La Russie accusée d’avoir utilisé l’antivirus Kaspersky pour espionner la NSA américaine
La Russie accusée d’avoir utilisé l’antivirus Kaspersky pour espionner la NSA américaine
Les services israéliens avaient alerté en 2015 leurs homologues américains après avoir eux-mêmes piraté l’éditeur russe, affirme la presse américaine.
Le siège de Kaspersky Lab à Moscou, en janvier. / PAVEL GOLOVKIN / AP
Le logiciel antivirus de la société russe Kasperksy a été piraté par les services de renseignement israéliens, qui ont découvert au cours de leur intrusion que le logiciel était déjà utilisé par les services de renseignement russes, qui s’en servaient pour espionner la NSA américaine. Cet étrange bal des espions est décrit, mardi 10 octobre, par le New York Times et le Washington Post, qui citent des sources anonymes du renseignement américain.
Selon les deux quotidiens, les services israéliens ont alerté leurs homologues américains après avoir découvert, en 2015, des outils de piratage appartenant à la NSA sur le réseau de Kaspersky dans lequel les agents israéliens s’étaient introduits. Selon les services américains et israéliens, les agents russes sont parvenus à dérober des documents confidentiels de la NSA en accédant à l’ordinateur personnel d’un agent de la NSA, qui avait stocké ces fichiers, en violation des règles de l’agence, sur un PC connecté à Internet et utilisant l’antivirus de Kaspersky.
De par leur fonctionnement même, les logiciels antivirus ont accès à tous les fichiers d’un ordinateur, qu’ils analysent pour détecter s’ils contiennent des lignes de code correspondant à un logiciel malveillant. Toute personne ayant le contrôle d’un de ces logiciels peut donc aisément rechercher un fichier particulier et avoir accès à son contenu. D’après les services israéliens, les agents russes utilisaient leur accès au réseau de Kaspersky pour rechercher « agressivement » un certain nombre de fichiers appartenant à la NSA.
Kaspersky avait découvert l’intrusion israélienne en 2015, après plusieurs mois, et publié un rapport qui n’accusait pas directement Israël mais épinglait un groupe paraétatique déjà identifié, « Duqu ». Ce groupe est soupçonné d’être à l’origine du virus Stuxnet, conçu pour attaquer les centrales d’enrichissement d’uranium iraniennes, et avoir tenté d’espionner plusieurs réunions internationales consacrées au nucléaire iranien.
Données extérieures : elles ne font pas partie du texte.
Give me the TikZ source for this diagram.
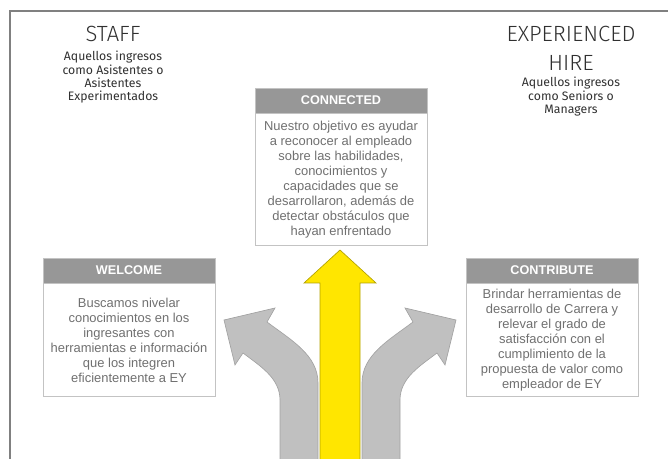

Le 13 septembre, le ministère de l’intérieur américain avait ordonné à l’ensemble des agences fédérales de cesser d’utiliser les produits de Kaspersky, évoquant le « risque que le gouvernement russe, seul ou en collaboration avec Kaspersky, puisse utiliser l’accès (aux fichiers) des logiciels de l’entreprise pour accéder à des informations et à des systèmes informatiques fédéraux liés à la sécurité nationale ». Les autorités américaines accusent régulièrement et plus ou moins ouvertement l’éditeur de collaborer, de plein gré ou sous la contrainte, avec les services russes, ou d’avoir été infiltré par des agents russes.
Kaspersky a, de son côté, nié toute collaboration avec le gouvernement russe dans des opérations d’espionnage. « Kaspersky Lab n’a jamais aidé, et n’aidera jamais, aucun gouvernement dans le monde dans des opérations d’espionnage », dit l’entreprise dans un communiqué. Une enquête interne a été ouverte par l’éditeur de logiciels.
Reste que plusieurs observateurs s’étonnent que deux ans séparent la découverte des services israéliens de l’interdiction faite aux services fédéraux d’utiliser les outils de Kaspersky. Sollicitée par la presse américaine, la NSA n’a pas souhaité commenter ces révélations.